With the first selections planned for 2022, the entering students would be just two years before the current group of first-year preparatory course students. A third year student in the regular course at one SCA medical school explained, “Based on the government’s plan, anyone who has completed their mandatory 10 years in the provinces [including their training period as an intern and resident] would be free to open up a practice in the Greater Seoul area or the region where they were a student.”

“You can only conclude that this will mean greater competition,” the student said.

Some observers are suggesting that a culture with a particularly strong sense of hierarchy has also played a role. A resident at one general hospital said, “Because you have people spending a really long time together from their admission to medical school through their training as interns and residents, and because these are people you will continue to see each other over years to come, the physician community has a tremendously strong sense of cohesion and mutual respect.”

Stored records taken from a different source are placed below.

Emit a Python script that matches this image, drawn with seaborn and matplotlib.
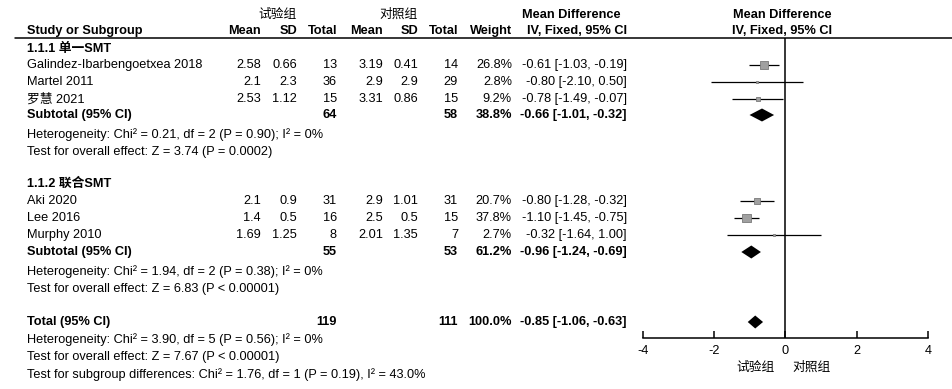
import matplotlib
matplotlib.use("Agg")
import matplotlib.pyplot as plt
import seaborn as sns
import pandas as pd

# ---------------- data ----------------
studies = ["Galindez-Ibarbengoetxea 2018", "Martel 2011", "罗慧 2021",
           "Aki 2020", "Lee 2016", "Murphy 2010"]
groups = ["1.1.1 单一SMT", "1.1.2 联合SMT"]
study_group = [0, 0, 0, 1, 1, 1]
exp_mean = [2.58, 2.1, 2.53, 2.1, 1.4, 1.69]
exp_sd = [0.66, 2.3, 1.12, 0.9, 0.5, 1.25]
exp_n = [13, 36, 15, 31, 16, 8]
ctl_mean = [3.19, 2.9, 3.31, 2.9, 2.5, 2.01]
ctl_sd = [0.41, 2.9, 0.86, 1.01, 0.5, 1.35]
ctl_n = [14, 29, 15, 31, 15, 7]
weight = [26.8, 2.8, 9.2, 20.7, 37.8, 2.7]
md = [-0.61, -0.80, -0.78, -0.80, -1.10, -0.32]
ci_lo = [-1.03, -2.10, -1.49, -1.28, -1.45, -1.64]
ci_hi = [-0.19, 0.50, -0.07, -0.32, -0.75, 1.00]

sum_labels = ["Subtotal (95% CI)", "Subtotal (95% CI)", "Total (95% CI)"]
sum_exp_n = [64, 55, 119]
sum_ctl_n = [58, 53, 111]
sum_weight = [38.8, 61.2, 100.0]
sum_md = [-0.66, -0.96, -0.85]
sum_lo = [-1.01, -1.24, -1.06]
sum_hi = [-0.32, -0.69, -0.63]

stat_lines = [
    ["Heterogeneity: Chi² = 0.21, df = 2 (P = 0.90); I² = 0%",
     "Test for overall effect: Z = 3.74 (P = 0.0002)"],
    ["Heterogeneity: Chi² = 1.94, df = 2 (P = 0.38); I² = 0%",
     "Test for overall effect: Z = 6.83 (P < 0.00001)"],
    ["Heterogeneity: Chi² = 3.90, df = 5 (P = 0.56); I² = 0%",
     "Test for overall effect: Z = 7.67 (P < 0.00001)",
     "Test for subgroup differences: Chi² = 1.76, df = 1 (P = 0.19), I² = 43.0%"],
]
exp_label = "试验组"
ctl_label = "对照组"
x_ticks = [-4, -2, 0, 2, 4]

# ---------------- layout (pixels) ----------------
W, H = 953, 389
study_y = [65, 82, 99, 201, 218, 235]
group_y = [49, 184]
sum_y = [115, 252, 322]
stat_y = [[135, 152], [272, 289], [340, 357, 375]]
head1_y, head2_y = 15, 31
line_y = 38
axis_y = 338

sns.set_theme(style="white")
FONT = ["Liberation Sans", "Noto Sans CJK SC", "DejaVu Sans"]
plt.rcParams["font.family"] = FONT
FS = 9.2

fig = plt.figure(figsize=(W / 100, H / 100), dpi=100)
ax_t = fig.add_axes([0, 0, 1, 1])
ax_t.set_xlim(0, W)
ax_t.set_ylim(H, 0)
ax_t.axis("off")

X0, X1 = 643, 928
ax_f = fig.add_axes([X0 / W, 0, (X1 - X0) / W, 1])
ax_f.patch.set_visible(False)


def txt(x, y, s, ha="left", bold=False, size=FS):
    ax_t.text(x, y, s, ha=ha, va="center", fontsize=size,
              fontweight="bold" if bold else "normal", color="black",
              family=FONT)


# column right edges
c_em, c_esd, c_en = 261, 297, 337
c_cm, c_csd, c_cn = 383, 418, 458
c_w, c_ci = 512, 627
x_lab = 27

# headers
txt(278, head1_y, exp_label, ha="center")
txt(399, head1_y, ctl_label, ha="center")
txt(571, head1_y, "Mean Difference", ha="center", bold=True)
txt(782, head1_y, "Mean Difference", ha="center", bold=True)
txt(x_lab, head2_y, "Study or Subgroup", bold=True)
for x, s in [(c_em, "Mean"), (c_esd, "SD"), (c_en, "Total"),
             (c_cm, "Mean"), (c_csd, "SD"), (c_cn, "Total"), (c_w, "Weight"),
             (c_ci, "IV, Fixed, 95% CI")]:
    txt(x, head2_y, s, ha="right", bold=True)
txt(782, head2_y, "IV, Fixed, 95% CI", ha="center", bold=True)
ax_t.plot([15, W], [line_y, line_y], color="black", lw=1.1)

# groups and studies
for g, gy in enumerate(group_y):
    txt(x_lab, gy, groups[g], bold=True)

for i, s in enumerate(studies):
    y = study_y[i]
    txt(x_lab, y, s)
    txt(c_em, y, f"{exp_mean[i]:g}", ha="right")
    txt(c_esd, y, f"{exp_sd[i]:g}", ha="right")
    txt(c_en, y, f"{exp_n[i]}", ha="right")
    txt(c_cm, y, f"{ctl_mean[i]:g}", ha="right")
    txt(c_csd, y, f"{ctl_sd[i]:g}", ha="right")
    txt(c_cn, y, f"{ctl_n[i]}", ha="right")
    txt(c_w, y, f"{weight[i]:.1f}%", ha="right")
    txt(c_ci, y, f"{md[i]:.2f} [{ci_lo[i]:.2f}, {ci_hi[i]:.2f}]", ha="right")

for k, lab in enumerate(sum_labels):
    y = sum_y[k]
    txt(x_lab, y, lab, bold=True)
    txt(c_en, y, f"{sum_exp_n[k]}", ha="right", bold=True)
    txt(c_cn, y, f"{sum_ctl_n[k]}", ha="right", bold=True)
    txt(c_w, y, f"{sum_weight[k]:.1f}%", ha="right", bold=True)
    txt(c_ci, y, f"{sum_md[k]:.2f} [{sum_lo[k]:.2f}, {sum_hi[k]:.2f}]",
        ha="right", bold=True)
    for j, line in enumerate(stat_lines[k]):
        txt(x_lab, stat_y[k][j], line, size=FS)

# ---------------- forest plot ----------------
df = pd.DataFrame({"md": md, "y": study_y, "w": weight,
                   "lo": ci_lo, "hi": ci_hi})
ax_f.vlines(0, line_y, axis_y, color="black", lw=1.1)
ax_f.hlines(df["y"], df["lo"], df["hi"], color="black", lw=0.9, zorder=2)
sns.scatterplot(data=df, x="md", y="y", size="w", sizes=(0, 44),
                size_norm=(0, 40), marker="s", color="#a0a0a0",
                edgecolor="#7a7a7a", linewidth=0.6, legend=False,
                ax=ax_f, zorder=3, clip_on=False)
for k in range(3):
    y = sum_y[k]
    ax_f.fill([sum_lo[k], sum_md[k], sum_hi[k], sum_md[k]],
              [y, y - 6.5, y, y + 6.5], color="black", lw=0, zorder=4)

ax_f.set_xlim(-4, 4)
ax_f.set_ylim(H, 0)
ax_f.set_xlabel("")
ax_f.set_ylabel("")
for sp in ["left", "right", "top"]:
    ax_f.spines[sp].set_visible(False)
ax_f.spines["bottom"].set_position(("data", axis_y))
ax_f.spines["bottom"].set_bounds(-4, 4)
ax_f.spines["bottom"].set_color("black")
ax_f.spines["bottom"].set_linewidth(1.1)
ax_f.set_yticks([])
ax_f.set_xticks(x_ticks)
ax_f.set_xticklabels([f"{t:g}" for t in x_ticks])
ax_f.tick_params(axis="x", direction="in", length=5, width=1.1,
                 labelsize=FS, pad=5, colors="black", bottom=True)
ax_f.grid(False)

txt(775, 368, exp_label, ha="right")
txt(792, 368, ctl_label, ha="left")

fig.savefig("out.png", dpi=100)
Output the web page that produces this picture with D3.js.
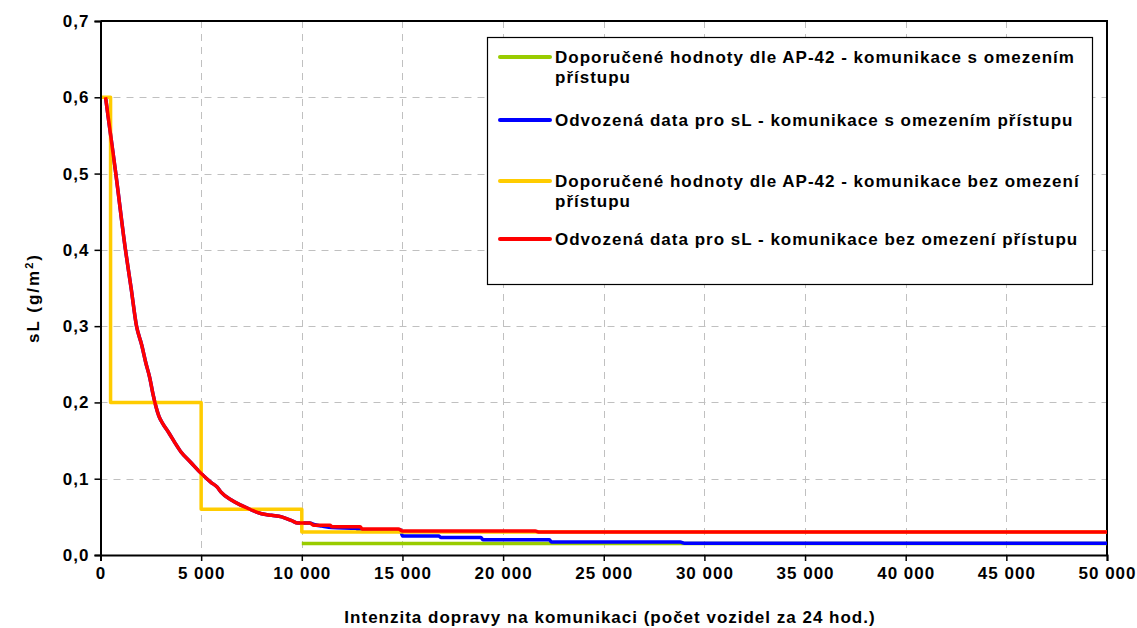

“If one or two residents start tendering resignations in the different departments, the others will have a tough time making a different decision,” the resident explained.

Commenting on the resident’s battle, Jeon Jin-han, policy bureau director for the Association of Physicians for Humanism, said, “If this isn’t just a case of residents fighting to feather their own nests, then they should be calling for institutional reinforcements or presenting their own alternatives.”

“It’s not appropriate for them to be going ahead with their strike and simply demanding an unconditional withdrawal,” Jeon said.